─── THE DATA
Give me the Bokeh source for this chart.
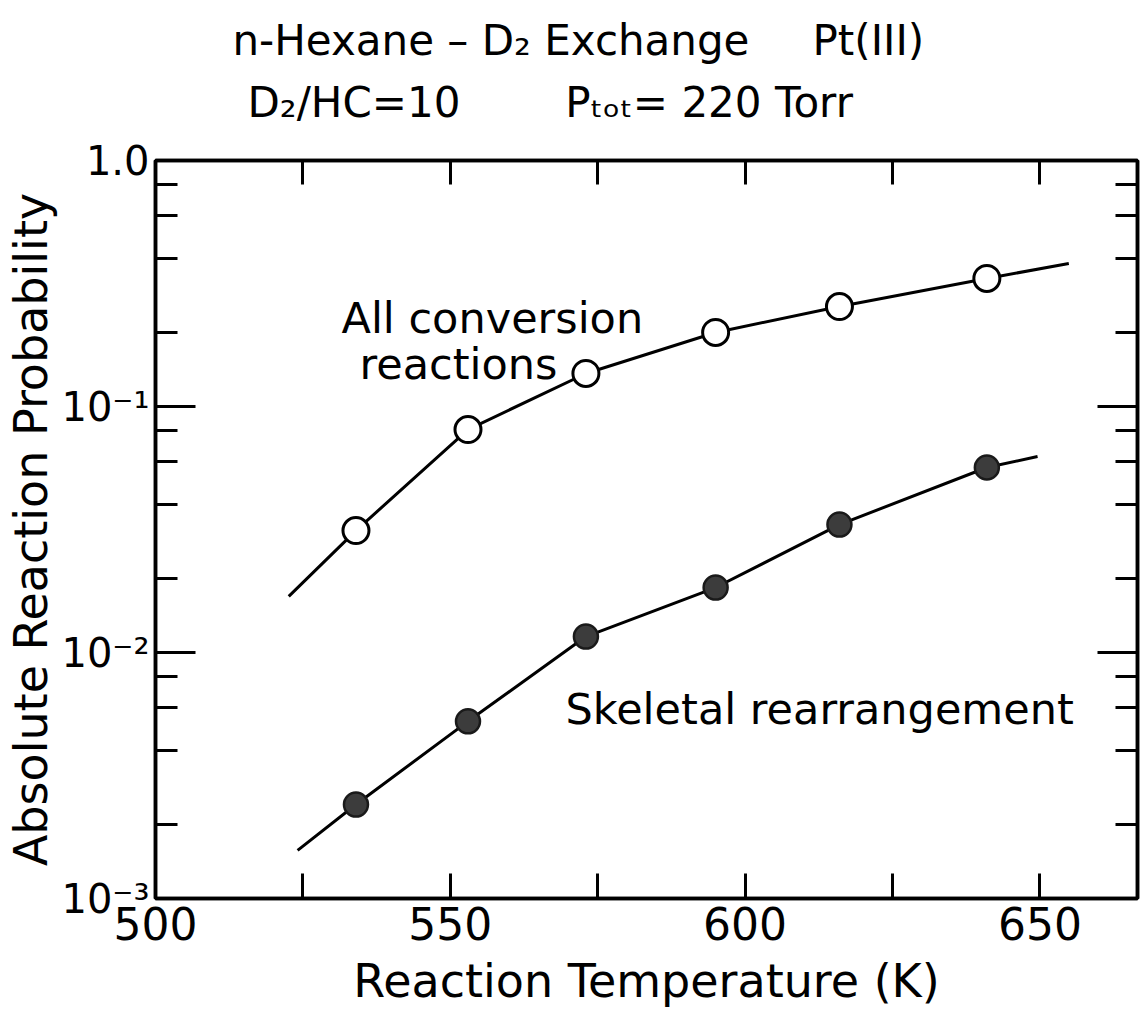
──────
─── THE DATA
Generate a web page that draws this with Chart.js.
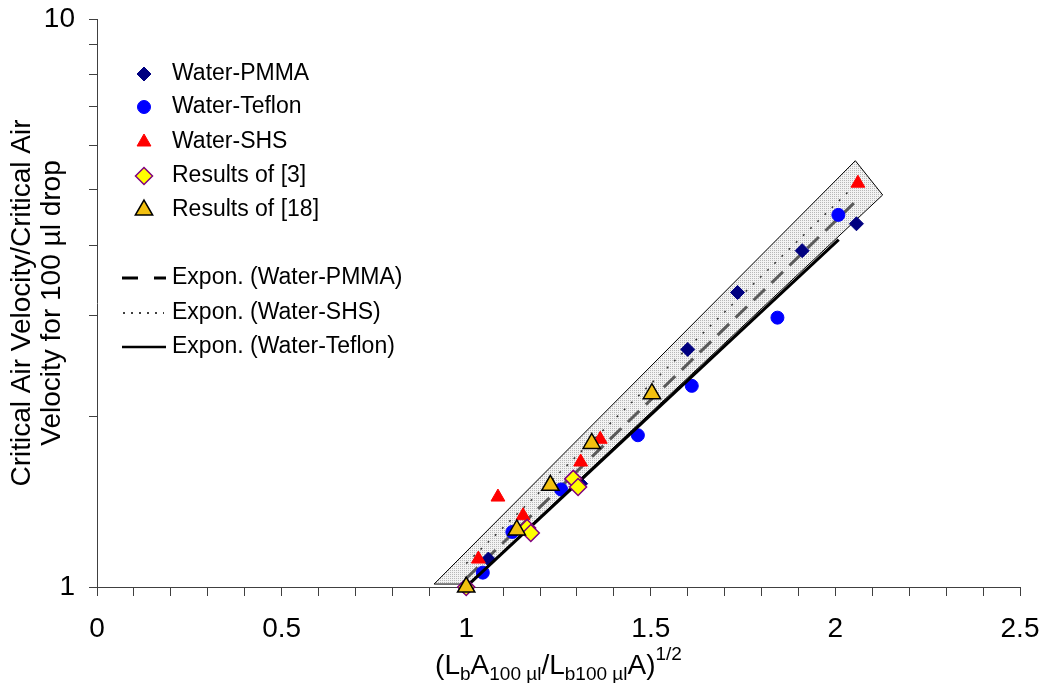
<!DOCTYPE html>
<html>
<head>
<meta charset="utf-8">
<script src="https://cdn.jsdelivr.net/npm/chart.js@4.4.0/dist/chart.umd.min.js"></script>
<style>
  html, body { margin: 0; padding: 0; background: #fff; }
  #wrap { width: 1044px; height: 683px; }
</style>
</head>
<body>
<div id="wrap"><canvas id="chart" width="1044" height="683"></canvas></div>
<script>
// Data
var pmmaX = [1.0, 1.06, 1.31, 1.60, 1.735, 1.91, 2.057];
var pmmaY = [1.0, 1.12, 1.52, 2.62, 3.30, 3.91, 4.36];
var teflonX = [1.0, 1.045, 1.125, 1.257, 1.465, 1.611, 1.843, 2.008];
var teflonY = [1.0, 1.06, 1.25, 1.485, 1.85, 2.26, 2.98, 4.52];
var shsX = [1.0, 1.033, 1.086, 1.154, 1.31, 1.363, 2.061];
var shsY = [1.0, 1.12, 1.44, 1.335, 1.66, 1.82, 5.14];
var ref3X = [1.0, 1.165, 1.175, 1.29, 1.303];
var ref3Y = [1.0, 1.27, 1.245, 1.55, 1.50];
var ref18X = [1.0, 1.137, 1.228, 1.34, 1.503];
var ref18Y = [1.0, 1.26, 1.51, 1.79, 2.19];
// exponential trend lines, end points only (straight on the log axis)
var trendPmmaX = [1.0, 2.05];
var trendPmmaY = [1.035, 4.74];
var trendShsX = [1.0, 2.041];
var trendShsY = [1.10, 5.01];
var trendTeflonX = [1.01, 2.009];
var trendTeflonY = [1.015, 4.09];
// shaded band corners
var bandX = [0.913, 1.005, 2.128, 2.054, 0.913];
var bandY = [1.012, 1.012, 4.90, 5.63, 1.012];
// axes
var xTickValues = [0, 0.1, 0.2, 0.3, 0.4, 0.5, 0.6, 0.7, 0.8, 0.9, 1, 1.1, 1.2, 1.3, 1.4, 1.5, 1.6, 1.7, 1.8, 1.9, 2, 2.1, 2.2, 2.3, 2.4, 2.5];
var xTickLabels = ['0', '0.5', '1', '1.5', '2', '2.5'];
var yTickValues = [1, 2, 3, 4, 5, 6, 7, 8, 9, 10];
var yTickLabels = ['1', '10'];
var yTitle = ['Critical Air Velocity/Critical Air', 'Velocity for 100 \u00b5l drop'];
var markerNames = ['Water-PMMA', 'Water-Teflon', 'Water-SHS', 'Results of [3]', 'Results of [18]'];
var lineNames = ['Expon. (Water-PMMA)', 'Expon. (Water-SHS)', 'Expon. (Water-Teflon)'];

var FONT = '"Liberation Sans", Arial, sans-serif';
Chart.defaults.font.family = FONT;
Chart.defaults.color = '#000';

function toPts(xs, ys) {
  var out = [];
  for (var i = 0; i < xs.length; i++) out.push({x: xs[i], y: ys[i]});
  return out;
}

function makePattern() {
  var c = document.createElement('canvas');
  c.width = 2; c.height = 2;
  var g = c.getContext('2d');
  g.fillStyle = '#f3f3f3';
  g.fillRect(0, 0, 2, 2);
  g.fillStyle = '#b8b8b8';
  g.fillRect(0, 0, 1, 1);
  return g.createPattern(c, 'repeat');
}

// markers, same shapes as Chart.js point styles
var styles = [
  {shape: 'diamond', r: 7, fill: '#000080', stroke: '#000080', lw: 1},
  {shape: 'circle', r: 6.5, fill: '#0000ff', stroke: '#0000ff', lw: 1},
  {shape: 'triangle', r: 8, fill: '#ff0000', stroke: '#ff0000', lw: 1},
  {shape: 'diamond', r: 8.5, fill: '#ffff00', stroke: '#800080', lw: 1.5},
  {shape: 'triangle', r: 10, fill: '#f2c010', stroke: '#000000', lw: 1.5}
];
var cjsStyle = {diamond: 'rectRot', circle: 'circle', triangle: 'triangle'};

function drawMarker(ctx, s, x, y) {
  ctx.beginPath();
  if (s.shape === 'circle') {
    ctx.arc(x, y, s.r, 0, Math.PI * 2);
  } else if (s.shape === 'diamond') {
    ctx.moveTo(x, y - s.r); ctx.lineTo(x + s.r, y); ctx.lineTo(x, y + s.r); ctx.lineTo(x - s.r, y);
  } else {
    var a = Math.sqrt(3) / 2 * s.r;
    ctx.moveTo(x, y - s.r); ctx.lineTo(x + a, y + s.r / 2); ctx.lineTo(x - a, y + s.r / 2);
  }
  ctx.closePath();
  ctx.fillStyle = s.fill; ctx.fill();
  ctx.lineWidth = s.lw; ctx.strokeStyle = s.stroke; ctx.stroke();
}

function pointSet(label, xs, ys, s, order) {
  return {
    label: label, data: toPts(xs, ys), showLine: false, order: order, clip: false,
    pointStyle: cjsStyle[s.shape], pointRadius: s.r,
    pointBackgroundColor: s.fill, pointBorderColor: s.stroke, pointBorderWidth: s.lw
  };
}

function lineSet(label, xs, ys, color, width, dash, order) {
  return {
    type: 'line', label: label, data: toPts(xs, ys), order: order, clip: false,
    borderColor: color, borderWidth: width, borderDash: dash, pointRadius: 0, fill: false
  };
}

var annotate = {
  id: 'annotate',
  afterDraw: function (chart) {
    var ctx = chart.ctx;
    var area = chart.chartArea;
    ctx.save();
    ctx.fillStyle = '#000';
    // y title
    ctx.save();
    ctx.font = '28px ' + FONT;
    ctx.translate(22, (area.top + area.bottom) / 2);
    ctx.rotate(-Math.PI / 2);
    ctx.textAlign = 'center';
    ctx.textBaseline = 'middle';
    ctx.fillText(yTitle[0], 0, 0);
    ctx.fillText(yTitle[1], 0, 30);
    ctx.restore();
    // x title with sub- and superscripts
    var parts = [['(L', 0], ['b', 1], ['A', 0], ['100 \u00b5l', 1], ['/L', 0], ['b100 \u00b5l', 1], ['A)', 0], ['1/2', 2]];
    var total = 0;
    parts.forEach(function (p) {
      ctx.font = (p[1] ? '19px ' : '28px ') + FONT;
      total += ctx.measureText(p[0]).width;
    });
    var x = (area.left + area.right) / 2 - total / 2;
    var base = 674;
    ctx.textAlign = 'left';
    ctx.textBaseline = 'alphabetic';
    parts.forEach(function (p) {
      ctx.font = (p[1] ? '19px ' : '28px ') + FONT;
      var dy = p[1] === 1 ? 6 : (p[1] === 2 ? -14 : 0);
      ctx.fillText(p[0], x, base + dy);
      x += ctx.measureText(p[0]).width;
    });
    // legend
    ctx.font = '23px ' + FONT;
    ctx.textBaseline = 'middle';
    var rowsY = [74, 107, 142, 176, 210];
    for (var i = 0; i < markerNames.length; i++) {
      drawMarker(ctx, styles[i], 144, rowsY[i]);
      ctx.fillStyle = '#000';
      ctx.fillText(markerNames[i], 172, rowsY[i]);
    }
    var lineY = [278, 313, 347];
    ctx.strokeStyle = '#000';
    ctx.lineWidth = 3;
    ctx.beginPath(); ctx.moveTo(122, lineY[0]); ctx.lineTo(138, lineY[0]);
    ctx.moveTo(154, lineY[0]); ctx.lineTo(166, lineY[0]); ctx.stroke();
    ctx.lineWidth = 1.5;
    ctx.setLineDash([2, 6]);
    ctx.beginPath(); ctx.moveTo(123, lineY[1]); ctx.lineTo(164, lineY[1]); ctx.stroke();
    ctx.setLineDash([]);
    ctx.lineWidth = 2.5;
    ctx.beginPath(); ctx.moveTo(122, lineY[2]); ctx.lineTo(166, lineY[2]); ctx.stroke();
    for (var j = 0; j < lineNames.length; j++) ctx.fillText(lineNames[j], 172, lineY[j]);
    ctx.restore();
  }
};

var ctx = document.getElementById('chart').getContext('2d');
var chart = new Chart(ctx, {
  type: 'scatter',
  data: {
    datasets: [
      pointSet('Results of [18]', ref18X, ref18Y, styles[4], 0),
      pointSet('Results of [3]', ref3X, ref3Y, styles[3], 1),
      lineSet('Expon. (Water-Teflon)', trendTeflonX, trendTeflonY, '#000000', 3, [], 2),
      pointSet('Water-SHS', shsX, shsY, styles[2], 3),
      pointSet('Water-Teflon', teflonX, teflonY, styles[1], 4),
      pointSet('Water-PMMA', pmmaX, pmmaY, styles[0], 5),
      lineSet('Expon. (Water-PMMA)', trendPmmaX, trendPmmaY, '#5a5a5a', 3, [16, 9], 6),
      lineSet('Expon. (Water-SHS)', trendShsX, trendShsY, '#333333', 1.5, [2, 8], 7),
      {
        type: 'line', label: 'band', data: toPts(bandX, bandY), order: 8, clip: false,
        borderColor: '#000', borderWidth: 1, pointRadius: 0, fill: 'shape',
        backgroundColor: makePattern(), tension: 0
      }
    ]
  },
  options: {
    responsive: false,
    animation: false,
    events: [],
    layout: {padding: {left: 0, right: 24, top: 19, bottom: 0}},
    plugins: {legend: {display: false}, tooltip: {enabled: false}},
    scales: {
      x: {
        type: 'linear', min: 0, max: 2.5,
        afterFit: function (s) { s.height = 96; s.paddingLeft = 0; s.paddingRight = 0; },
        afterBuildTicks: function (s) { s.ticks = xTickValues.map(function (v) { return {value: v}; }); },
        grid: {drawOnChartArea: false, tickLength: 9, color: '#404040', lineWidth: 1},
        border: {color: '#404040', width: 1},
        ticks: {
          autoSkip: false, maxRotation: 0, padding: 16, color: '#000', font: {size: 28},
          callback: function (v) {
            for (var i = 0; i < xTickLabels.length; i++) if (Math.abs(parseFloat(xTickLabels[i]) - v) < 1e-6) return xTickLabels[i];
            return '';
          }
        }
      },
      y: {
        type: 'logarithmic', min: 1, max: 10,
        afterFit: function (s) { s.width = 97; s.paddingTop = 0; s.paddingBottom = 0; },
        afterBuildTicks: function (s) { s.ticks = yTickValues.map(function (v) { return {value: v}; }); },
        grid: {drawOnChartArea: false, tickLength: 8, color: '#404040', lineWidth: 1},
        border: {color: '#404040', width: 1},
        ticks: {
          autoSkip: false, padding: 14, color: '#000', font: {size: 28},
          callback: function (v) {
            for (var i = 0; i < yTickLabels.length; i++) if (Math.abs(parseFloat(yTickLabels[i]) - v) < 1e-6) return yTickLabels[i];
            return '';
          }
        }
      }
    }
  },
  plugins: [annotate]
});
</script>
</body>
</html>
──────
List the lines of the material in which the word "with" occurs.

**REPLY:**
Generate a web page that draws this with Chart.js.
    // x title with sub- and superscripts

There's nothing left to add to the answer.